19 August 2011 10:16
Yamaha’s decision to leave WSB will have “no effect whatsoever on the release of new bikes”, a senior company figure has claimed.
The race team – which was axed earlier this month with four meetings left in the season – was a victim of a series of financial challenges faced by the Japanese firm, including a 2009 operating loss of £1.4bn, the difficulties of finding effective sponsorship, and a 50% year-on-year decline of supersports sales in 2010/2011.
The troubles have led Yamaha insiders to claim that the next few years will lead to “consolidation” of the road range, not new development.
But Andrew Smith - Vice President of Yamaha Motor Europe’s Sales & Marketing Operations – says Yamaha’s plans for new road bikes will remain unchanged. Find a Yamaha motorcycle for sale. He told MCN: “There is no connection between the WSB withdrawal and the development of new road bikes.
"There is 00.00% connection, and the WSB decision will have no effect whatsoever on the release of new bikes.
“If you look at the numbers of new models introduced to the market over the past five years, Yamaha stands at least in the top three of manufacturers and probably at number one.
“The market remains very affected by model introductions. In the mature market we are selling to the enthusiast, whose reasons to buy can be substantially increased by a new product, or a product development. We recognise that. We need to bring in new products to stimulate our market.
"We need to bring in new products to help customers come back to Yamaha or to upgrade their current Yamaha.
“We are 54 years old as a company and ultimately we will survive by the new products that we bring to the market.
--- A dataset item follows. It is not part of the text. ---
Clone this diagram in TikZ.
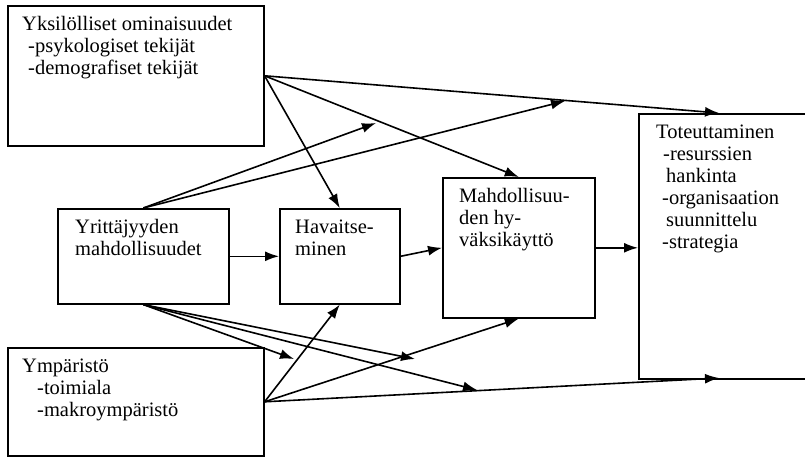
\documentclass[tikz,border=0pt]{standalone}
\usepackage{fontspec}
\setmainfont{Liberation Serif}
\usetikzlibrary{arrows.meta}
\newcommand\boxlines[1]{\begin{tabular}[t]{@{}l@{}}#1\end{tabular}}
\begin{document}
\begin{tikzpicture}[x=1pt,y=-1pt,
  box/.style={draw, line width=1.6pt, rectangle, inner sep=0pt, anchor=north west},
  lbl/.style={anchor=base west, inner sep=0pt, font=\fontsize{20.5}{22}\selectfont},
  arr/.style={line width=1.6pt, -{Latex[length=14pt,width=10pt]}}]
\useasboundingbox (0,0) rectangle (805,457);
\clip (0,0) rectangle (805,457);
% boxes
\node[box, minimum width=256pt, minimum height=140pt] (yks) at (7,5) {};
\node[box, minimum width=171pt, minimum height=95pt] (yri) at (57,208) {};
\node[box, minimum width=120pt, minimum height=95pt] (hav) at (279,208) {};
\node[box, minimum width=152pt, minimum height=140pt] (mah) at (442,177) {};
\node[box, minimum width=180pt, minimum height=265pt] (tot) at (638,113) {};
\node[box, minimum width=256pt, minimum height=108pt] (ymp) at (7,347) {};
% texts
\node[lbl] (tyks) at (22,31) {\boxlines{Yksilölliset ominaisuudet\\ \hspace*{6pt}-psykologiset tekijät\\ \hspace*{6pt}-demografiset tekijät}};
\node[lbl] (tyri) at (75,233) {\boxlines{Yrittäjyyden\\ mahdollisuudet}};
\node[lbl] (thav) at (295,233) {\boxlines{Havaitse-\\ minen}};
\node[lbl] (tmah) at (459,202) {\boxlines{Mahdollisuu-\\ den hy-\\ väksikäyttö}};
\node[lbl] (ttot) at (656,139) {\boxlines{Toteuttaminen\\ \hspace*{7pt}-resurssien\\ \hspace*{10pt}hankinta\\ \hspace*{6pt}-organisaation\\ \hspace*{10pt}suunnittelu\\ \hspace*{6pt}-strategia}};
\node[lbl] (tymp) at (22,372) {\boxlines{Ympäristö\\ \hspace*{15pt}-toimiala\\ \hspace*{15pt}-makroympäristö}};
% free ends
\coordinate (tottop) at (719,113);
\coordinate (totbot) at (719,378);
\coordinate (c1) at (376,123);
\coordinate (c2) at (565,101);
\coordinate (c3) at (294,359);
\coordinate (c4) at (415,359);
\coordinate (c5) at (477,390);
% connectors
\draw[arr] (yks.east) -- (hav.north);
\draw[arr] (yks.east) -- (mah.north);
\draw[arr] (yks.east) -- (tottop);
\draw[arr] (yri.north) -- (c1);
\draw[arr] (yri.north) -- (c2);
\draw[arr] (yri.east) -- (hav.west);
\draw[arr] (hav.east) -- (mah.west);
\draw[arr] (mah.east) -- (mah.east -| tot.west);
\draw[arr] (yri.south) -- (c3);
\draw[arr] (yri.south) -- (c4);
\draw[arr] (yri.south) -- (c5);
\draw[arr] (ymp.east) -- (hav.south);
\draw[arr] (ymp.east) -- (mah.south);
\draw[arr] (ymp.east) -- (totbot);
\end{tikzpicture}
\end{document}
As a manufacturer R&D is fundamental. The ongoing development of our products is essential for us to remain a major player. We have a number of projects ongoing from 50cc scooters up to large capacity motorcycles.
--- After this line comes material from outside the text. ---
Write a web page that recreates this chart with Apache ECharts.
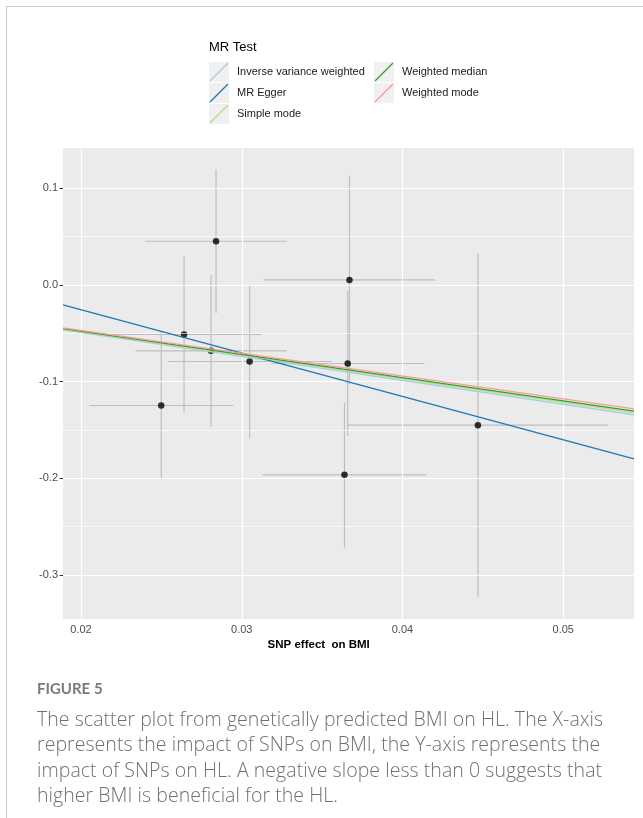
<!DOCTYPE html>
<html><head><meta charset="utf-8">
<script src="https://cdn.jsdelivr.net/npm/echarts@6/dist/echarts.min.js"></script>
<style>
html,body{margin:0;padding:0;background:#fff;width:643px;height:818px;overflow:hidden;}
#frame{position:absolute;left:6px;top:6px;width:700px;height:900px;border-left:1px solid #c8c8c8;border-top:1px solid #c8c8c8;}
#chart{position:absolute;left:0;top:0;width:643px;height:818px;}
.cap{position:absolute;left:37px;white-space:nowrap;}
#fig{top:679px;font-family:Lato,"Open Sans",sans-serif;font-size:15px;font-weight:700;color:#7a7a7a;line-height:18px;}
#txt{top:706px;font-family:"Open Sans",Lato,sans-serif;font-size:19.5px;font-weight:300;letter-spacing:0.05px;color:#707070;line-height:25.3px;}
</style></head><body>
<div id="frame"></div>
<div id="chart"></div>
<div class="cap" id="fig">FIGURE 5</div>
<div class="cap" id="txt">The scatter plot from genetically predicted BMI on HL. The X-axis<br>represents the impact of SNPs on BMI, the Y-axis represents the<br>impact of SNPs on HL. A negative slope less than 0 suggests that<br>higher BMI is beneficial for the HL.</div>
<script>
// ---- data ----
const xTicks = [0.02, 0.03, 0.04, 0.05];
const yTicks = [-0.3, -0.2, -0.1, 0.0, 0.1];
const xMinor = [0.025, 0.035, 0.045];
const yMinor = [-0.25, -0.15, -0.05, 0.05];
const xRange = [0.01888, 0.0544];
const yRange = [-0.3455, 0.1414];

const snpBMI   = [0.02840, 0.02641, 0.02809, 0.03049, 0.02499, 0.03670, 0.03659, 0.04469, 0.03639];
const seBMI    = [0.00441, 0.00480, 0.00470, 0.00510, 0.00448, 0.00532, 0.00476, 0.00809, 0.00510];
const snpHL    = [0.0450, -0.0514, -0.0683, -0.0793, -0.1248, 0.0050, -0.0814, -0.1451, -0.1965];
const seHL     = [0.0741, 0.0810, 0.0784, 0.0793, 0.0765, 0.1078, 0.0750, 0.1775, 0.0750];

const methods    = ['Inverse variance weighted', 'MR Egger', 'Simple mode', 'Weighted median', 'Weighted mode'];
const intercepts = [0, 0.0639, 0, 0, 0];
const slopes     = [-2.47, -4.482, -2.43, -2.40, -2.36];
const colors     = ['#a6cee3', '#1f78b4', '#b2df8a', '#33a02c', '#fb9a99'];

// ---- chart ----
const chart = echarts.init(document.getElementById('chart'), null, {renderer: 'canvas'});
const FONT = '"Liberation Sans", Arial, sans-serif';
const G = {left: 63, right: 9, top: 148, bottom: 199};

const gridLines = [];
xTicks.forEach(v => gridLines.push({xAxis: v, lineStyle: {color: '#ffffff', width: 1.2, type: 'solid'}}));
xMinor.forEach(v => gridLines.push({xAxis: v, lineStyle: {color: '#ffffff', width: 0.6, type: 'solid'}}));
yTicks.forEach(v => gridLines.push({yAxis: v, lineStyle: {color: '#ffffff', width: 1.2, type: 'solid'}}));
yMinor.forEach(v => gridLines.push({yAxis: v, lineStyle: {color: '#ffffff', width: 0.6, type: 'solid'}}));

const errData = snpBMI.map((x, i) => [x, snpHL[i], seBMI[i], seHL[i]]);
const ptData = snpBMI.map((x, i) => [x, snpHL[i]]);

const series = [
  {
    type: 'line', data: [], silent: true, z: 1,
    markLine: {silent: true, symbol: ['none', 'none'], label: {show: false}, animation: false,
      emphasis: {disabled: true}, data: gridLines}
  },
  {
    type: 'custom', data: errData, z: 3, silent: true, clip: true,
    encode: {x: 0, y: 1},
    renderItem: function (params, api) {
      const x = api.value(0), y = api.value(1), sx = api.value(2), sy = api.value(3);
      const v1 = api.coord([x, y - sy]), v2 = api.coord([x, y + sy]);
      const h1 = api.coord([x - sx, y]), h2 = api.coord([x + sx, y]);
      const st = {stroke: '#bebebe', lineWidth: 1.2};
      return {type: 'group', children: [
        {type: 'line', shape: {x1: v1[0], y1: v1[1], x2: v2[0], y2: v2[1]}, style: st},
        {type: 'line', shape: {x1: h1[0], y1: h1[1], x2: h2[0], y2: h2[1]}, style: st}
      ]};
    }
  },
  {
    type: 'scatter', data: ptData, z: 4, symbolSize: 6.5, silent: true,
    itemStyle: {color: '#000000'}
  }
];
methods.forEach((m, i) => {
  series.push({
    type: 'line', name: m, z: 5 + i, silent: true, showSymbol: false, symbol: 'none',
    clip: true,
    data: xRange.map(x => [x, intercepts[i] + slopes[i] * x]),
    lineStyle: {color: colors[i], width: 1.3},
    itemStyle: {color: colors[i]}
  });
});

// legend drawn with graphics
const graphics = [];
graphics.push({type: 'text', left: 209, top: 41, style: {text: 'MR Test', font: '13px ' + FONT, fill: '#000'}});
const keyPos = [[209, 62], [209, 83], [209, 104], [374, 62], [374, 83]];
methods.forEach((m, i) => {
  const [kx, ky] = keyPos[i];
  graphics.push({type: 'rect', shape: {x: kx, y: ky, width: 20, height: 20}, style: {fill: '#f0f0f0'}, z: 10});
  graphics.push({type: 'line', shape: {x1: kx + 1, y1: ky + 19, x2: kx + 19, y2: ky + 1},
    style: {stroke: colors[i], lineWidth: 1.3}, z: 11});
  graphics.push({type: 'text', x: kx + 28, y: ky + 10, z: 11,
    style: {text: m, font: '11px ' + FONT, fill: '#1a1a1a', textVerticalAlign: 'middle', verticalAlign: 'middle'}});
});
graphics.push({type: 'text', x: 318.7, y: 639,
  style: {text: 'SNP effect  on BMI', font: 'bold 11.5px ' + FONT, fill: '#000', align: 'center', textAlign: 'center', verticalAlign: 'top'}});

chart.setOption({
  animation: false,
  backgroundColor: 'transparent',
  grid: {left: G.left, right: G.right, top: G.top, bottom: G.bottom, show: true,
    backgroundColor: '#ebebeb', borderWidth: 0},
  xAxis: {
    type: 'value', min: xRange[0], max: xRange[1],
    axisLine: {show: false},
    axisTick: {show: true, length: 3.5, lineStyle: {color: '#333333', width: 1}, customValues: xTicks},
    axisLabel: {show: true, customValues: xTicks, margin: 5, color: '#4d4d4d', fontSize: 11, fontFamily: FONT,
      formatter: v => v.toFixed(2)},
    splitLine: {show: false}, minorSplitLine: {show: false}
  },
  yAxis: {
    type: 'value', min: yRange[0], max: yRange[1],
    axisLine: {show: false},
    axisTick: {show: true, length: 3.5, lineStyle: {color: '#333333', width: 1}, customValues: yTicks},
    axisLabel: {show: true, customValues: yTicks, margin: 5, color: '#4d4d4d', fontSize: 11, fontFamily: FONT,
      formatter: v => v.toFixed(1)},
    splitLine: {show: false}, minorSplitLine: {show: false}
  },
  series: series,
  graphic: graphics
});
</script>
</body></html>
“Yes, in 2009 there were many stories about our losses of £1.5bn. But, there weren’t many stories about turning that loss into a very small profit in 2010. To go from one to the other was remarkable.
"We continued to run a WSB team throughout that period. We’re currently running a MotoGP team – with four bikes and riders – with no major sponsor. Our commitment to motorcycling and motorsport is without check.”
Recently released industry figures show a 58% decline in R6 sales compared to last year, and a 42% fall in R1 sales. Smith – while accepting the challenges – believes that Yamaha will remain dedicated to the supersports market. He said:
“Our sales of larger capacity machines are disappointing this year, when you consider the product line-up. The R6 has not changed for four years, and we’re now in the third year of the R1. We expected sales to be down and we increased our pricing accordingly.
"The overall supersport market is down 14% this year, and Yamaha is down 51%. We’re not alone; BMW is 35% down, Suzuki is 28% down. But, between 2008-2010 we’ve increased our market share annually to become the market leaders.
"Supersport remains an important part of our brand, from a brand image point of view, and from a development point of view, but it has been in continual decline for the past five years.
“In contrast, the 125cc sector is actually level with last year, as are the bikes in our On/Off range.”